EXERCISE OBJECTIVE: Nothing after the line with "Y_STEP = 500" belongs in the copy; extract the lines below from the top through that line, pictures left out.

Some records
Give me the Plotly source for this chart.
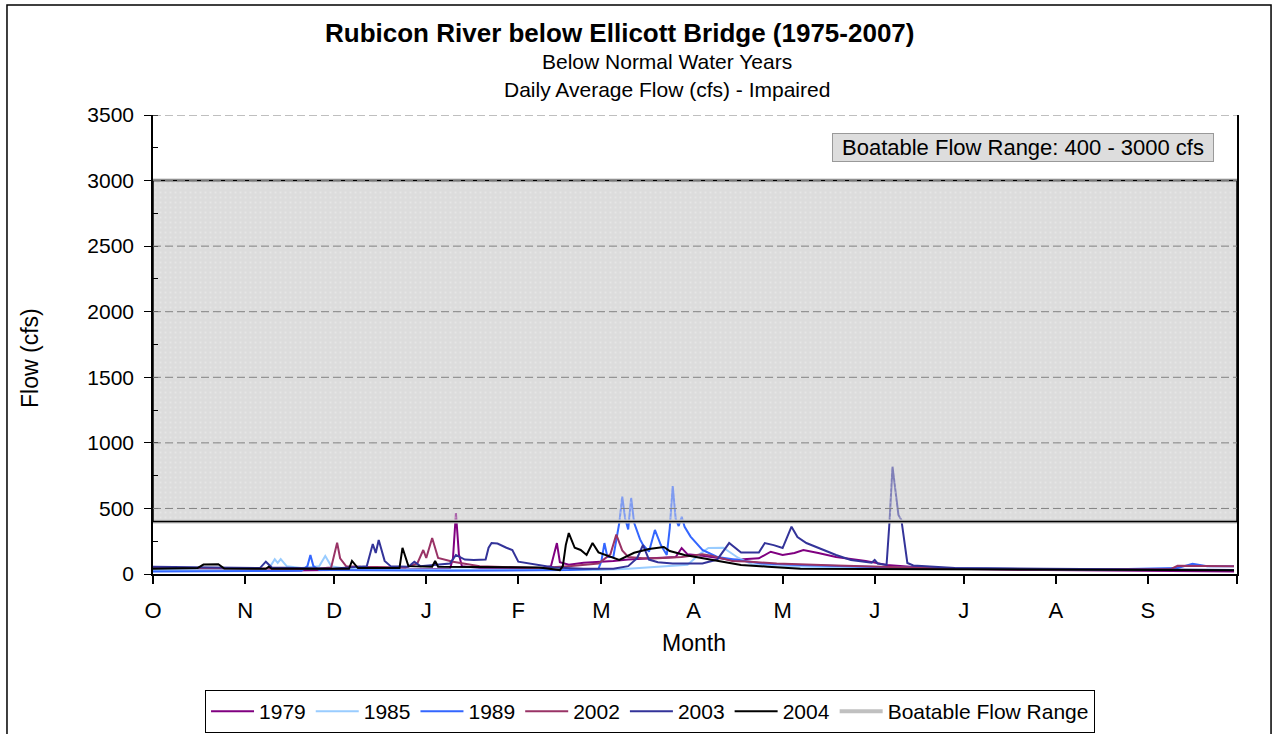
import plotly.graph_objects as go

# ---------------- data ----------------
MONTH_LETTERS = ["O", "N", "D", "J", "F", "M", "A", "M", "J", "J", "A", "S"]
MONTH_DAYS = [31, 30, 31, 31, 28, 31, 30, 31, 30, 31, 31, 30]  # water year Oct..Sep

RANGE_LOW = 400
RANGE_HIGH = 3000
Y_MAX = 3500
Y_STEP = 500

y1979_day = [0, 20, 40, 60, 90, 100, 101, 102, 103, 104, 110, 130, 134, 136, 137, 140, 145, 150, 155, 160,
             170, 176, 178, 180, 185, 195, 200, 204, 208, 212, 216, 219, 224, 230, 240, 247, 255, 270, 300,
             330, 345, 364]
y1979_cfs = [30, 28, 25, 30, 35, 40, 120, 465, 150, 60, 45, 40, 60, 236, 90, 70, 85, 90, 100, 110,
             120, 130, 198, 150, 140, 107, 115, 120, 170, 145, 160, 183, 160, 130, 100, 69, 55, 40, 30,
             25, 22, 20]

y1985_day = [0, 30, 39, 41, 42, 43, 45, 50, 56, 58, 60, 65, 90, 120, 150, 160, 170, 180, 184, 187, 192,
             197, 202, 210, 220, 240, 260, 300, 340, 364]
y1985_cfs = [30, 30, 40, 113, 85, 113, 60, 45, 60, 137, 60, 40, 35, 30, 30, 40, 55, 70, 150, 198, 200,
             124, 70, 60, 55, 50, 40, 35, 32, 30]

y1989_day = [0, 30, 50, 52, 53, 54, 56, 100, 120, 140, 150, 151, 152, 153, 155, 157, 158, 159, 160, 161,
             162, 164, 165, 167, 169, 171, 173, 174, 175, 176, 177, 178, 179, 181, 185, 190, 197, 205, 215,
             230, 250, 280, 320, 345, 350, 355, 364]
y1989_cfs = [20, 20, 25, 60, 145, 60, 30, 25, 25, 30, 40, 100, 236, 130, 130, 389, 590, 420, 340, 580,
             390, 264, 221, 170, 336, 221, 145, 350, 671, 420, 366, 437, 360, 285, 183, 130, 107, 80, 70,
             60, 50, 40, 35, 45, 78, 60, 60]

y2002_day = [0, 30, 55, 60, 62, 63, 65, 70, 85, 89, 91, 92, 94, 96, 101, 110, 120, 130, 140, 150, 154, 156,
             158, 160, 165, 170, 178, 185, 188, 195, 200, 210, 230, 250, 270, 300, 330, 343, 345, 364]
y2002_cfs = [45, 45, 40, 50, 239, 120, 60, 55, 50, 80, 183, 122, 274, 122, 94, 60, 50, 45, 60, 80, 150, 300,
             180, 130, 120, 120, 130, 150, 140, 100, 95, 80, 65, 50, 40, 35, 35, 40, 63, 60]

y2003_day = [0, 20, 36, 38, 40, 60, 72, 74, 75, 76, 78, 80, 86, 88, 90, 100, 102, 105, 108, 112, 113, 114,
             116, 119, 121, 123, 127, 135, 145, 155, 160, 163, 165, 167, 170, 175, 185, 190, 194, 198, 204,
             206, 209, 212, 215, 217, 220, 224, 230, 235, 242, 243, 244, 247, 248, 249, 251, 252, 254, 256,
             270, 300, 330, 364]
y2003_cfs = [55, 50, 45, 94, 50, 40, 60, 229, 160, 259, 100, 60, 55, 94, 60, 80, 145, 110, 107, 110, 200, 236,
             232, 200, 183, 94, 80, 50, 40, 40, 60, 120, 221, 110, 90, 80, 80, 110, 236, 163, 163,
             236, 220, 198, 361, 282, 236, 198, 145, 107, 86, 107, 80, 69, 400, 818, 450, 412, 84, 65,
             45, 40, 35, 30]

y2004_day = [0, 15, 17, 22, 24, 38, 39, 40, 66, 67, 69, 83, 84, 86, 94, 95, 96, 120, 130, 137, 138, 139, 140,
             142, 144, 146, 148, 150, 155, 157, 162, 167, 172, 174, 179, 185, 191, 198, 207, 218, 240, 270,
             300, 330, 364]
y2004_cfs = [40, 45, 72, 75, 42, 40, 55, 40, 40, 100, 45, 45, 200, 60, 55, 100, 55, 55, 50, 30, 60, 221, 312,
             200, 183, 145, 236, 165, 122, 107, 162, 190, 206, 175, 145, 120, 94, 69, 56, 40, 38, 35,
             32, 30, 28]

SERIES = [
    ("1979", y1979_day, y1979_cfs, "#800080"),
    ("1985", y1985_day, y1985_cfs, "#99CCFF"),
    ("1989", y1989_day, y1989_cfs, "#3366FF"),
    ("2002", y2002_day, y2002_cfs, "#993366"),
    ("2003", y2003_day, y2003_cfs, "#333399"),
    ("2004", y2004_day, y2004_cfs, "#000000"),
]

# ---------------- figure ----------------
FONT = "Liberation Sans, Arial, sans-serif"
month_starts = [0]
for d in MONTH_DAYS:
    month_starts.append(month_starts[-1] + d)
YEAR_END = month_starts[-1]

fig = go.Figure()

for name, days, cfs, color in SERIES:
    fig.add_trace(go.Scatter(x=days, y=cfs, mode="lines", name=name,
                             line=dict(color=color, width=2), hoverinfo="skip"))

# boatable range gray edge lines (legend entry)
fig.add_trace(go.Scatter(
    x=[0, YEAR_END, None, 0, YEAR_END],
    y=[RANGE_HIGH, RANGE_HIGH, None, RANGE_LOW, RANGE_LOW],
    mode="lines", name="Boatable Flow Range",
    line=dict(color="#C0C0C0", width=4), hoverinfo="skip"))

# semi-transparent dotted overlay box (fades the lines underneath)
fig.add_trace(go.Scatter(
    x=[0, YEAR_END, YEAR_END, 0, 0],
    y=[RANGE_LOW, RANGE_LOW, RANGE_HIGH, RANGE_HIGH, RANGE_LOW],
    mode="lines", fill="toself", fillcolor="rgba(221,221,221,0.45)",
    fillpattern=dict(shape=".", fillmode="overlay", fgcolor="rgba(255,255,255,0.55)",
                     size=5, solidity=0.12),
    line=dict(color="black", width=1.5), showlegend=False, hoverinfo="skip"))

# opaque gray box under everything
fig.add_shape(type="rect", xref="x", yref="y", x0=0, x1=YEAR_END, y0=RANGE_LOW, y1=RANGE_HIGH,
              fillcolor="#DDDDDD", line=dict(width=0), layer="below")

# dashed horizontal gridlines (drawn above so they stay dark inside the gray box)
for gv in range(Y_STEP, Y_MAX + 1, Y_STEP):
    fig.add_shape(type="line", xref="paper", yref="y", x0=0, x1=1, y0=gv, y1=gv,
                  line=dict(color="#808080", width=1, dash="8px,4px"), layer="above")

# outer chart border
fig.add_shape(type="rect", xref="paper", yref="paper",
              x0=-0.1347, x1=1.0314, y0=-0.40, y1=1.2397,
              line=dict(color="black", width=1.5), fillcolor="rgba(0,0,0,0)", layer="above")

# titles
fig.add_annotation(text="<b>Rubicon River below Ellicott Bridge (1975-2007)</b>", xref="paper", yref="paper",
                   x=0.43, y=1.1786, showarrow=False, font=dict(family=FONT, size=26, color="black"),
                   xanchor="center", yanchor="middle")
fig.add_annotation(text="Below Normal Water Years", xref="paper", yref="paper",
                   x=0.474, y=1.1155, showarrow=False, font=dict(family=FONT, size=21, color="black"),
                   xanchor="center", yanchor="middle")
fig.add_annotation(text="Daily Average Flow (cfs) - Impaired", xref="paper", yref="paper",
                   x=0.474, y=1.0545, showarrow=False, font=dict(family=FONT, size=21, color="black"),
                   xanchor="center", yanchor="middle")

# axis titles
fig.add_annotation(text="Month", xref="paper", yref="paper", x=0.499, y=-0.150, showarrow=False,
                   font=dict(family=FONT, size=23, color="black"), xanchor="center", yanchor="middle")
fig.add_annotation(text="Flow (cfs)", xref="paper", yref="paper", x=-0.1135, y=0.4706, showarrow=False,
                   textangle=-90, font=dict(family=FONT, size=23, color="black"),
                   xanchor="center", yanchor="middle")

# range label box
fig.add_annotation(text="Boatable Flow Range: 400 - 3000 cfs", xref="paper", yref="paper",
                   x=0.8026, y=0.930, showarrow=False, font=dict(family=FONT, size=22, color="black"),
                   bgcolor="#DDDDDD", bordercolor="#999999", borderwidth=1, borderpad=1,
                   width=378, height=25, xanchor="center", yanchor="middle")

fig.update_layout(
    width=1278, height=734,
    margin=dict(l=153, r=41, t=115, b=160, autoexpand=False),
    paper_bgcolor="white", plot_bgcolor="white",
    font=dict(family=FONT, size=20, color="black"),
    showlegend=True,
    legend=dict(orientation="h", x=0.048, y=-0.2527, xanchor="left", yanchor="top",
                bordercolor="black", borderwidth=1, bgcolor="white",
                font=dict(family=FONT, size=21), itemwidth=43, tracegroupgap=0),
)

fig.update_xaxes(
    range=[0, YEAR_END], tickmode="array", tickvals=month_starts,
    ticktext=MONTH_LETTERS + [""], ticks="outside", ticklen=8, tickcolor="black", tickwidth=1.5,
    showline=True, linecolor="black", linewidth=1.5, showgrid=False, zeroline=False,
    tickfont=dict(family=FONT, size=22), ticklabelstandoff=8,
)
fig.update_yaxes(
    range=[0, Y_MAX], tickmode="linear", tick0=0, dtick=Y_STEP, ticks="outside", ticklen=7,
    tickcolor="black", showline=True, linecolor="black", linewidth=1.5, mirror=True,
    showgrid=False, zeroline=False,
    tickfont=dict(family=FONT, size=21), ticklabelstandoff=6,
    minor=dict(dtick=Y_STEP / 2, ticks="inside", ticklen=5, tickcolor="black", showgrid=False),
)

fig.write_html("out.html", config={"displayModeBar": False},
               post_script="document.body.style.margin='0px';")
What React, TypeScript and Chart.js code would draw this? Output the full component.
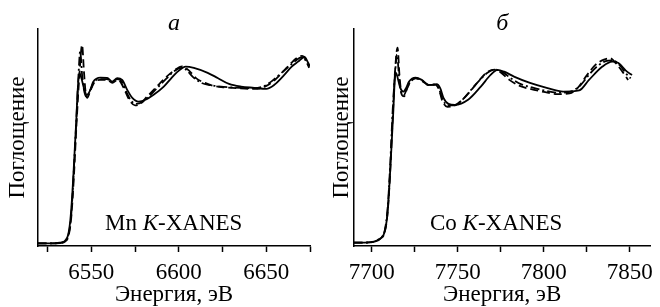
import React, { useEffect, useRef } from "react";
import { Chart, registerables } from "chart.js";

Chart.register(...registerables);

const FONT = '"Liberation Serif", "Times New Roman", serif';

// ---------- Panel a: Mn K-XANES ----------
const mnTickValues = [6525, 6550, 6575, 6600, 6625, 6650, 6675];
const mnTickLabels = [6550, 6600, 6650];

const mnSolidE = [6519.5, 6526.4, 6532.2, 6535.1, 6536.8, 6537.9, 6539.1, 6540.2, 6541.4, 6542.2, 6543.1, 6544.3, 6545.7, 6547.5, 6549.4, 6551.1, 6555.2, 6559.0, 6561.9, 6564.8, 6567.6, 6570.5, 6573.4, 6577.0, 6581.0, 6585.6, 6591.4, 6595.4, 6599.3, 6604.0, 6608.6, 6616.5, 6622.2, 6628.7, 6635.6, 6643.1, 6650.0, 6654.6, 6660.3, 6664.4, 6668.2, 6671.8, 6674.0, 6675.0];
const mnSolid = [0.007, 0.007, 0.01, 0.027, 0.067, 0.153, 0.333, 0.567, 0.833, 1.033, 1.147, 1.113, 1.047, 1.0, 1.033, 1.087, 1.115, 1.113, 1.089, 1.111, 1.1, 1.033, 0.98, 0.955, 0.967, 1.0, 1.055, 1.107, 1.155, 1.189, 1.18, 1.147, 1.113, 1.073, 1.055, 1.047, 1.04, 1.067, 1.133, 1.187, 1.222, 1.253, 1.213, 1.19];

const mnDashE = [6519.5, 6526, 6532, 6535, 6537, 6538.5, 6540, 6541.5, 6543, 6544.7, 6545.8, 6546.7, 6547.6, 6549.5, 6551.5, 6555, 6559, 6562, 6565, 6567, 6569.5, 6572, 6575, 6578, 6582, 6587, 6592, 6597, 6602, 6606, 6610, 6615, 6620, 6626, 6633, 6640, 6645, 6650, 6655, 6660, 6664, 6668, 6670.5, 6672.5, 6674.5];
const mnDash = [0.007, 0.007, 0.01, 0.02, 0.06, 0.18, 0.45, 0.8, 1.1, 1.333, 1.15, 1.02, 0.98, 1.03, 1.08, 1.1, 1.1, 1.08, 1.1, 1.08, 1.02, 0.96, 0.93, 0.94, 0.99, 1.05, 1.11, 1.16, 1.19, 1.16, 1.11, 1.08, 1.06, 1.05, 1.045, 1.04, 1.04, 1.06, 1.1, 1.16, 1.21, 1.25, 1.26, 1.24, 1.19];

const mnDashDotE = [6519.5, 6526, 6532, 6535, 6537, 6538.5, 6540, 6541.5, 6542.6, 6543.6, 6544.8, 6546, 6547.3, 6549.3, 6551.5, 6555, 6559, 6562, 6565, 6567.3, 6570, 6572.5, 6575.5, 6579, 6583, 6588, 6593, 6597.5, 6601.5, 6604, 6608, 6613, 6618, 6624, 6630, 6637, 6643, 6648, 6653, 6658, 6663, 6667, 6670, 6672.5, 6674.5];
const mnDashDot = [0.007, 0.007, 0.012, 0.025, 0.07, 0.2, 0.5, 0.85, 1.12, 1.29, 1.12, 1.02, 0.985, 1.03, 1.085, 1.105, 1.105, 1.085, 1.105, 1.09, 1.02, 0.965, 0.94, 0.95, 0.99, 1.05, 1.11, 1.16, 1.18, 1.17, 1.12, 1.08, 1.065, 1.055, 1.05, 1.045, 1.045, 1.055, 1.09, 1.14, 1.19, 1.23, 1.25, 1.23, 1.18];

// ---------- Panel б: Co K-XANES ----------
const coTickValues = [7700, 7725, 7750, 7775, 7800, 7825, 7850];
const coTickLabels = [7700, 7750, 7800, 7850];

const coSolidE = [7689.7, 7696, 7701.7, 7705.1, 7707.4, 7709.1, 7710.3, 7711.4, 7712.6, 7713.4, 7714.1, 7715.1, 7716.6, 7718.5, 7720, 7721.7, 7725.5, 7729.1, 7733.1, 7736, 7737.7, 7739.8, 7741.7, 7744.6, 7748.4, 7756, 7763.4, 7769.1, 7773.1, 7777, 7782.7, 7792, 7801.7, 7811.3, 7820.6, 7826.3, 7834.1, 7839.8, 7843.4, 7848.4, 7851.3];
const coSolid = [0.013, 0.013, 0.02, 0.04, 0.08, 0.2, 0.4, 0.633, 0.9, 1.1, 1.147, 1.113, 1.047, 1.022, 1.047, 1.089, 1.115, 1.1, 1.067, 1.067, 1.071, 1.045, 0.98, 0.94, 0.933, 0.967, 1.055, 1.133, 1.167, 1.155, 1.122, 1.08, 1.047, 1.022, 1.03, 1.1, 1.189, 1.222, 1.213, 1.155, 1.133];

const coDashE = [7689.7, 7696, 7701.7, 7705, 7707.5, 7709.3, 7710.8, 7712.2, 7713.5, 7715, 7716.2, 7717.5, 7718.8, 7720.5, 7722.5, 7725.5, 7729, 7733, 7736.5, 7739, 7741, 7744, 7747.5, 7752, 7757, 7762, 7767, 7771.5, 7775, 7780, 7786, 7792, 7800, 7808, 7815, 7820, 7825, 7830, 7835, 7838.5, 7842, 7846, 7849];
const coDash = [0.013, 0.013, 0.02, 0.04, 0.08, 0.22, 0.5, 0.85, 1.15, 1.315, 1.12, 1.0, 0.99, 1.04, 1.085, 1.11, 1.095, 1.065, 1.07, 1.04, 0.96, 0.92, 0.925, 0.96, 1.02, 1.09, 1.15, 1.168, 1.15, 1.1, 1.06, 1.04, 1.02, 1.005, 1.01, 1.05, 1.13, 1.2, 1.235, 1.245, 1.21, 1.15, 1.1];

const coDashDotE = [7689.7, 7696, 7701.7, 7705, 7707.5, 7709.3, 7710.8, 7712.2, 7713.6, 7714.7, 7716, 7717.3, 7718.7, 7720.5, 7722.5, 7725.5, 7729, 7733, 7736.3, 7739, 7741.2, 7744.2, 7748, 7752.5, 7757.5, 7762.5, 7767.5, 7772, 7776, 7781, 7787, 7793, 7800, 7808, 7815, 7821, 7826, 7831, 7836, 7840, 7844, 7848, 7850.5];
const coDashDot = [0.013, 0.013, 0.02, 0.045, 0.09, 0.25, 0.55, 0.9, 1.15, 1.27, 1.1, 1.01, 1.0, 1.045, 1.09, 1.112, 1.098, 1.066, 1.068, 1.042, 0.97, 0.93, 0.93, 0.965, 1.03, 1.095, 1.15, 1.168, 1.152, 1.11, 1.07, 1.05, 1.03, 1.015, 1.02, 1.06, 1.13, 1.19, 1.225, 1.23, 1.2, 1.14, 1.11];

const yTitle = "Поглощение";
const xTitle = "Энергия, эВ";

const zip = (xs: number[], ys: number[]) => xs.map((x, i) => ({ x, y: ys[i] }));

const panelText = {
  id: "panelText",
  afterDraw(chart: any, _args: any, opts: any) {
    const ctx = chart.ctx;
    const ca = chart.chartArea;
    ctx.save();
    ctx.fillStyle = "#000";
    ctx.textBaseline = "alphabetic";
    ctx.textAlign = "center";
    ctx.font = `italic 24px ${FONT}`;
    ctx.fillText(opts.title, (ca.left + ca.right) / 2, 30);
    ctx.textAlign = "left";
    let x = opts.labelX;
    const y = opts.labelY;
    ctx.font = `23px ${FONT}`;
    const p1 = opts.element + " ";
    ctx.fillText(p1, x, y);
    x += ctx.measureText(p1).width;
    ctx.font = `italic 23px ${FONT}`;
    ctx.fillText("K", x, y);
    x += ctx.measureText("K").width;
    ctx.font = `23px ${FONT}`;
    ctx.fillText("-XANES", x, y);
    ctx.restore();
  },
};

type PanelProps = {
  left: number;
  width: number;
  yAxisWidth: number;
  padRight: number;
  yTitlePad: number;
  xMin: number;
  xMax: number;
  tickValues: number[];
  tickLabels: number[];
  series: { x: number[]; y: number[]; dash: number[] }[];
  title: string;
  element: string;
  labelX: number;
};

function Panel(p: PanelProps) {
  const ref = useRef<HTMLCanvasElement | null>(null);
  useEffect(() => {
    if (!ref.current) return;
    const chart = new Chart(ref.current, {
      type: "line",
      data: {
        datasets: p.series.map((s) => ({
          data: zip(s.x, s.y),
          borderColor: "#000",
          borderWidth: 1.8,
          borderDash: s.dash,
          pointRadius: 0,
          fill: false,
          cubicInterpolationMode: "monotone" as const,
        })),
      },
      options: {
        animation: false,
        responsive: false,
        layout: { padding: { top: 29, right: p.padRight, left: 0, bottom: 0 } },
        plugins: {
          legend: { display: false },
          tooltip: { enabled: false },
          panelText: { title: p.title, element: p.element, labelX: p.labelX, labelY: 230 },
        } as any,
        scales: {
          x: {
            type: "linear",
            min: p.xMin,
            max: p.xMax,
            afterBuildTicks: (scale: any) => {
              scale.ticks = p.tickValues.map((v) => ({ value: v }));
            },
            afterFit: (scale: any) => {
              scale.height = 61;
            },
            ticks: {
              color: "#000",
              font: { family: FONT, size: 23 },
              padding: 7,
              maxRotation: 0,
              autoSkip: false,
              callback: (v: any) => (p.tickLabels.includes(Number(v)) ? String(v) : ""),
            },
            grid: {
              drawOnChartArea: false,
              drawTicks: true,
              tickLength: 6,
              color: "#000",
              tickWidth: 1.5,
            },
            border: { display: true, color: "#000", width: 1.5 },
            title: {
              display: true,
              text: xTitle,
              color: "#000",
              font: { family: FONT, size: 23 },
              padding: { top: 0, bottom: -2 },
            },
          },
          y: {
            type: "linear",
            min: -0.01,
            max: 1.44,
            afterFit: (scale: any) => {
              scale.width = p.yAxisWidth;
            },
            ticks: { display: false },
            grid: { display: false, drawTicks: false },
            border: { display: true, color: "#000", width: 1.5 },
            title: {
              display: true,
              text: yTitle,
              color: "#000",
              font: { family: FONT, size: 23 },
              padding: { top: p.yTitlePad, bottom: 0 },
            },
          },
        },
      },
      plugins: [panelText],
    });
    return () => chart.destroy();
  }, []);
  return (
    <div style={{ position: "absolute", left: p.left, top: 0, width: p.width, height: 307 }}>
      <canvas ref={ref} width={p.width} height={307} style={{ display: "block" }} />
    </div>
  );
}

export default function App() {
  return (
    <div style={{ position: "absolute", left: 0, top: 0, width: 660, height: 307, background: "#fff" }}>
      <Panel
        left={0}
        width={330}
        yAxisWidth={38}
        padRight={20}
        yTitlePad={4}
        xMin={6519.5}
        xMax={6675}
        tickValues={mnTickValues}
        tickLabels={mnTickLabels}
        series={[
          { x: mnSolidE, y: mnSolid, dash: [] },
          { x: mnDashE, y: mnDash, dash: [8, 4] },
          { x: mnDashDotE, y: mnDashDot, dash: [9, 3, 2, 3] },
        ]}
        title="а"
        element="Mn"
        labelX={105}
      />
      <Panel
        left={326}
        width={334}
        yAxisWidth={28}
        padRight={3}
        yTitlePad={2}
        xMin={7689.7}
        xMax={7862}
        tickValues={coTickValues}
        tickLabels={coTickLabels}
        series={[
          { x: coSolidE, y: coSolid, dash: [] },
          { x: coDashE, y: coDash, dash: [8, 4] },
          { x: coDashDotE, y: coDashDot, dash: [9, 3, 2, 3] },
        ]}
        title="б"
        element="Co"
        labelX={104}
      />
    </div>
  );
}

COMPLETE RESPONSE:
Give me the Plotly source for this chart.
import plotly.graph_objects as go

# ---------------- data ----------------
MONTH_LETTERS = ["O", "N", "D", "J", "F", "M", "A", "M", "J", "J", "A", "S"]
MONTH_DAYS = [31, 30, 31, 31, 28, 31, 30, 31, 30, 31, 31, 30]  # water year Oct..Sep

RANGE_LOW = 400
RANGE_HIGH = 3000
Y_MAX = 3500
Y_STEP = 500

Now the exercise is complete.